Haddini aşan Denktaş’a da vermişlerdi zamanında Ankara’da ağzının payını…
Tatar’ın bu cevabına karşı CTP “seviyesiz” diyor, “Türkiye Kıbrıs’ın yarısını işgal ederek Kıbrıs Türk toplumunu rehin aldı ve Kıbrıs’ta barışı engelliyor” diyemiyor…
Tufan Erhürman her zaman “Ankara bize değil, bizimle konuşsun” der; konuşma sırası CTP ve TDP’ye geçtiğinde ise Ankara’ya değil, kuklalarına konuşurlar…
Kime söylendiği belli olmayan sözcükler incir çekirdeğini bile doldurmaz!
Ümit İnatçı’nın dediği gibi: “Çözüm Türkiye’yle değil Türkiye’ye rağmen olacak; kendimizi daha fazla kandırmayalım. Gerçek yürüyüşler yeni yollar açan yürüyüşlerdir, eski yolları aşındıranlar değil!”
Konuşurken Kıbrıs’ta ne “solcu”lar ne sağcılar sözünün arkasını düşünür!
“Solcu” Ankara’ya laf edemez diye TC Elçiliği’nin hazırladığı “Kara listeden Tatar sorumludur” der; Tatar da “Evet ben sorumluyum” der…
Ama bir zamanlar babaları Denktaş’ın nasıl “anavatan”ından kovulduğunu hep unuturlar!
Unutmayın, hep hatırlayın Denktaş’ın Ankara’dan nasıl kovulduğunu!
Çünkü kendine “solcu” diyenin de sağcının da siyasi görüşü yoktur…

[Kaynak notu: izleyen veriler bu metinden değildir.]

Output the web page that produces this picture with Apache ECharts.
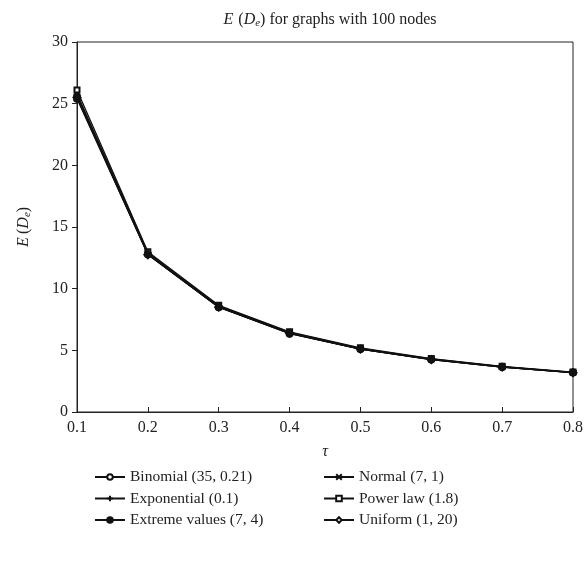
<!DOCTYPE html>
<html><head><meta charset="utf-8">
<script src="https://cdn.jsdelivr.net/npm/echarts@6/dist/echarts.min.js"></script>
<style>html,body{margin:0;padding:0;background:#fff}#c{width:586px;height:564px}</style>
</head><body><div id="c"></div>
<script>
const categories = ['0.1','0.2','0.3','0.4','0.5','0.6','0.7','0.8'];
const seriesNames = ['Binomial (35, 0.21)','Exponential (0.1)','Extreme values (7, 4)','Normal (7, 1)','Power law (1.8)','Uniform (1, 20)'];
const binomial    = [25.4, 12.8, 8.5, 6.35, 5.1, 4.25, 3.65, 3.2];
const exponential = [25.7, 12.9, 8.55, 6.4, 5.12, 4.27, 3.66, 3.2];
const extreme     = [25.6, 12.8, 8.5, 6.4, 5.1, 4.26, 3.65, 3.2];
const normal      = [25.8, 12.9, 8.6, 6.45, 5.15, 4.3, 3.68, 3.22];
const powerlaw    = [26.1, 13.0, 8.65, 6.5, 5.2, 4.33, 3.7, 3.24];
const uniform     = [25.5, 12.75, 8.5, 6.38, 5.1, 4.25, 3.64, 3.19];
const yTicks = [0, 5, 10, 15, 20, 25, 30];

const FONT = '"Liberation Serif", "DejaVu Serif", serif';
const symbols = ['emptyCircle','path://M0,5L10,5M5,0L5,10','circle','path://M0,0L10,10M10,0L0,10','emptyRect','emptyDiamond'];
const sizes = [6, 7, 7, 5, 5, 7];
const datas = [binomial, exponential, extreme, normal, powerlaw, uniform];

const series = datas.map((d, i) => ({
  name: seriesNames[i],
  type: 'line',
  data: d,
  symbol: symbols[i],
  symbolSize: sizes[i],
  showAllSymbol: true,
  z: i === 2 ? 5 : 2,
  lineStyle: {color: '#111', width: 1.3},
  itemStyle: {color: '#111', borderColor: '#111', borderWidth: 1},
  emphasis: {disabled: true},
  animation: false
}));

const rich = {
  i: {fontFamily: FONT, fontStyle: 'italic', fontWeight: 'normal', fontSize: 16, color: '#222'},
  n: {fontFamily: FONT, fontWeight: 'normal', fontSize: 16, color: '#222'},
  s: {fontFamily: FONT, fontStyle: 'italic', fontWeight: 'normal', fontSize: 11, color: '#222', verticalAlign: 'bottom', padding: [8, 0, 0, 0]}
};

const legendCommon = {
  orient: 'vertical',
  itemWidth: 30,
  itemHeight: 7,
  itemGap: 5.5,
  textStyle: {fontFamily: FONT, fontSize: 15.5, color: '#222', lineHeight: 15},
  selectedMode: false
};

const chart = echarts.init(document.getElementById('c'), null, {renderer: 'canvas'});
chart.setOption({
  backgroundColor: '#fff',
  animation: false,
  title: {
    text: '{i|E} {n|(}{i|D}{s|e}{n|) for graphs with 100 nodes}',
    left: 325, top: 5, textAlign: 'center',
    textStyle: {fontWeight: 'normal', rich: rich}
  },
  legend: [
    Object.assign({}, legendCommon, {left: 89, top: 464, data: seriesNames.slice(0, 3)}),
    Object.assign({}, legendCommon, {left: 318, top: 464, data: seriesNames.slice(3)})
  ],
  grid: {left: 77, right: 13, top: 42, bottom: 152, show: true, borderColor: '#222', borderWidth: 1, backgroundColor: 'transparent'},
  xAxis: {
    type: 'category', data: categories, boundaryGap: false,
    name: 'τ', nameLocation: 'middle', nameGap: 32,
    nameTextStyle: {fontFamily: FONT, fontStyle: 'italic', fontSize: 16, color: '#222'},
    axisLine: {lineStyle: {color: '#222', width: 1}},
    axisTick: {inside: true, length: 5, lineStyle: {color: '#222'}},
    axisLabel: {fontFamily: FONT, fontSize: 16, color: '#222', margin: 8},
    splitLine: {show: false}
  },
  yAxis: {
    type: 'value', min: 0, max: 30, interval: 5,
    name: '{i|E} {n|(}{i|D}{s|e}{n|)}', nameLocation: 'middle', nameGap: 44, nameRotate: 90,
    nameTextStyle: {fontWeight: 'normal', rich: rich},
    axisLine: {show: true, lineStyle: {color: '#222', width: 1}},
    axisTick: {show: true, inside: false, length: 5, lineStyle: {color: '#222'}},
    axisLabel: {fontFamily: FONT, fontSize: 16, color: '#222', margin: 9,
      formatter: v => yTicks.includes(v) ? String(v) : ''},
    splitLine: {show: false}
  },
  series: series
});
</script></body></html>
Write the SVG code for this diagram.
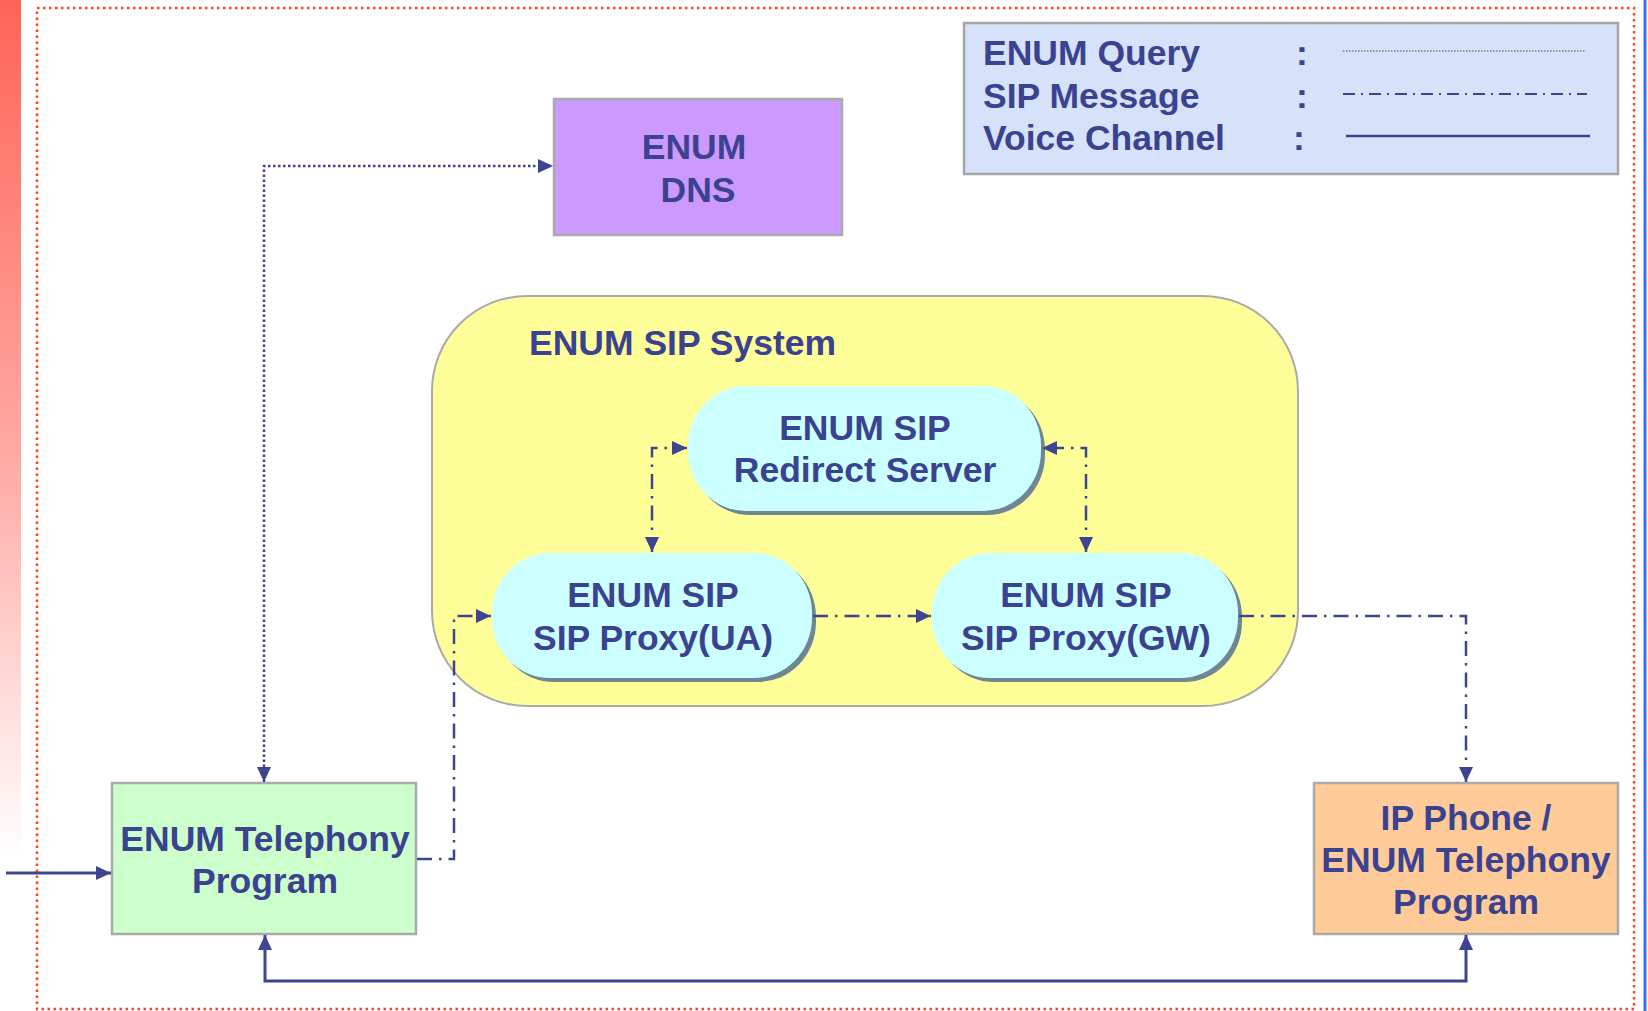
<svg xmlns="http://www.w3.org/2000/svg" width="1648" height="1011" viewBox="0 0 1648 1011">
<defs>
<linearGradient id="bar" x1="0" y1="0" x2="0" y2="1">
<stop offset="0" stop-color="#FF6457"/>
<stop offset="0.45" stop-color="#FFA9A3"/>
<stop offset="0.85" stop-color="#FFFFFF"/>
</linearGradient>
<marker id="arr" viewBox="0 0 15 14" refX="15" refY="7" markerWidth="15" markerHeight="14" markerUnits="userSpaceOnUse" orient="auto-start-reverse">
<path d="M0,0 L15,7 L0,14 Z" fill="#3D4490"/>
</marker>
<style>
.lbl{font-family:"Liberation Sans",Arial,sans-serif;font-weight:bold;font-size:35.5px;fill:#3B4290;text-anchor:middle}
.leg{font-family:"Liberation Sans",Arial,sans-serif;font-weight:bold;font-size:35.5px;fill:#3B4290}
.box{stroke:#AAAAAA;stroke-width:2.5}
.cap{fill:#CCFFFF}
.shadow{fill:#6F8794}
.dot{fill:none;stroke:#3D4490;stroke-width:2.5;stroke-dasharray:2.5 2.5}
.dd{fill:none;stroke:#3D4490;stroke-width:2.5;stroke-dasharray:15 7 2.5 7}
.solid{fill:none;stroke:#3D4490;stroke-width:3}
</style>
</defs>
<rect x="0" y="0" width="1648" height="1011" fill="#FFFFFF"/>
<rect x="0" y="0" width="21" height="1011" fill="url(#bar)"/>
<rect x="37" y="8" width="1597" height="1001" fill="none" stroke="#FF4422" stroke-width="2.5" stroke-dasharray="2.5 3.5"/>
<line x1="1645" y1="0" x2="1645" y2="1011" stroke="#3F6FE8" stroke-width="3"/>

<g id="legend">
<rect x="964" y="23" width="654" height="151" fill="#D6E1FA" stroke="#A6A6A6" stroke-width="2.5"/>
<text class="leg" x="983" y="65">ENUM Query</text>
<text class="leg" x="983" y="108">SIP Message</text>
<text class="leg" x="983" y="150">Voice Channel</text>
<text class="leg" x="1296" y="65">:</text>
<text class="leg" x="1296" y="108">:</text>
<text class="leg" x="1293" y="150">:</text>
<line x1="1343" y1="51" x2="1585" y2="51" stroke="#3D4490" stroke-width="1.2" stroke-dasharray="1.5 1.5"/>
<line x1="1343" y1="94" x2="1587" y2="94" stroke="#3D4490" stroke-width="2" stroke-dasharray="12 6 2 6"/>
<line x1="1346" y1="136" x2="1590" y2="136" stroke="#3D4490" stroke-width="2.5"/>
</g>

<g id="enum-dns">
<rect class="box" x="554" y="99" width="288" height="136" fill="#CC99FF"/>
<text class="lbl" x="694" y="159">ENUM</text>
<text class="lbl" x="698" y="202">DNS</text>
</g>

<g id="enum-sip-system">
<rect x="432" y="296" width="866" height="410" rx="95" ry="95" fill="#FFFF99" stroke="#AAAAAA" stroke-width="2"/>
<text class="leg" x="529" y="355">ENUM SIP System</text>
</g>

<g id="redirect-server">
<rect class="shadow" x="692" y="390" width="353" height="125" rx="58" ry="60"/>
<rect class="cap" x="688" y="386" width="353" height="125" rx="58" ry="60"/>
<text class="lbl" x="865" y="440">ENUM SIP</text>
<text class="lbl" x="865" y="482">Redirect Server</text>
</g>

<g id="sip-proxy-ua">
<rect class="shadow" x="496" y="557" width="320" height="125" rx="58" ry="60"/>
<rect class="cap" x="492" y="553" width="320" height="125" rx="58" ry="60"/>
<text class="lbl" x="653" y="607">ENUM SIP</text>
<text class="lbl" x="653" y="650">SIP Proxy(UA)</text>
</g>

<g id="sip-proxy-gw">
<rect class="shadow" x="936" y="557" width="306" height="125" rx="58" ry="60"/>
<rect class="cap" x="932" y="553" width="306" height="125" rx="58" ry="60"/>
<text class="lbl" x="1086" y="607">ENUM SIP</text>
<text class="lbl" x="1086" y="650">SIP Proxy(GW)</text>
</g>

<g id="enum-telephony">
<rect class="box" x="112" y="783" width="304" height="151" fill="#CCFFCC"/>
<text class="lbl" x="265" y="851">ENUM Telephony</text>
<text class="lbl" x="265" y="893">Program</text>
</g>

<g id="ip-phone">
<rect class="box" x="1314" y="783" width="304" height="151" fill="#FFCC99"/>
<text class="lbl" x="1466" y="830">IP Phone /</text>
<text class="lbl" x="1466" y="872">ENUM Telephony</text>
<text class="lbl" x="1466" y="914">Program</text>
</g>

<g id="connectors">
<path class="dot" d="M264,782 L264,166 L553,166" marker-start="url(#arr)" marker-end="url(#arr)"/>
<path class="dd" d="M417,859 L454,859 L454,616 L491,616" marker-end="url(#arr)"/>
<path class="dd" d="M813,616 L931,616" marker-end="url(#arr)"/>
<path class="dd" d="M1239,616 L1466,616 L1466,782" marker-end="url(#arr)"/>
<path class="dd" d="M652,552 L652,448 L687,448" marker-start="url(#arr)" marker-end="url(#arr)"/>
<path class="dd" d="M1086,552 L1086,448 L1042,448" marker-start="url(#arr)" marker-end="url(#arr)"/>
<path class="solid" d="M265,935 L265,981 L1466,981 L1466,935" marker-start="url(#arr)" marker-end="url(#arr)"/>
<path class="solid" d="M6,873 L111,873" marker-end="url(#arr)"/>
</g>
</svg>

Doktor Küçük’ün bıraktığı yerdedirler:
-“Siyasi görüşümüz yoktur. Türkiye ne derse, Türkiye ne isterse onu yaparız. Şayet Türkiye bir koca kazık gönderir ve bunu götünüze sokunuz derse, o kazığı hiç düşünmeden götümüze sokarız”…
Unutmayı bir varoluş biçimi sanıyor sağcı da “solcu” da: Sağcı Ankara’nın önce Doktor Küçük’e sonra Denktaş’a yaptıklarını unutarak varolmaya çalışır, “solcu” da önce Ahmet Mithat Berberoğlu’na çekilen silahı, Ziya Rızkı’ya ve Özker Özgür’e yapılanları unutur. Hafızalarını silip boyun eğerek varolmaya çalışırlar!
En çok bu kuklalara umut bağlayan gençlere üzülüyorum. Bu düzen partilerine bel bağlayan gençler…
Sizin “abi” ve “hoca” dedikleriniz kendi “abi” ve “hoca”larının mirasına sahip çıkamamışlar. Elçilikte kafalarına dayanan silahı ve atılan dayağı unutmuşlar…
Yok memlekete ve sizin geleceğinize sahip çıkacaklar…
Kopun bu korkakların kuyruğundan!
Muhatabının yüzüne bakarak konuşmaktan korkanlardan kopun!
CTP, TDP ve benzerleri hayal kuruyorlar: “Kıbrıs Türk’tür Türk kalacak” diyen CHP ve İYİ parti iktidara gelecek de “TC-KKTC ilişkileri” düzelecek diye…
Ortada bir ilişki yok, ilişki iki eşit arasında olur, ortada işgal var!
“Kara Liste” sorunu işgal sorunudur.
KKTC Türkiye’nin işgal rejiminin adıdır, siz de onun kuklaları. Ya ipinizi keser özgürleşirsiniz, ya da o iple hepimizi boğarlar!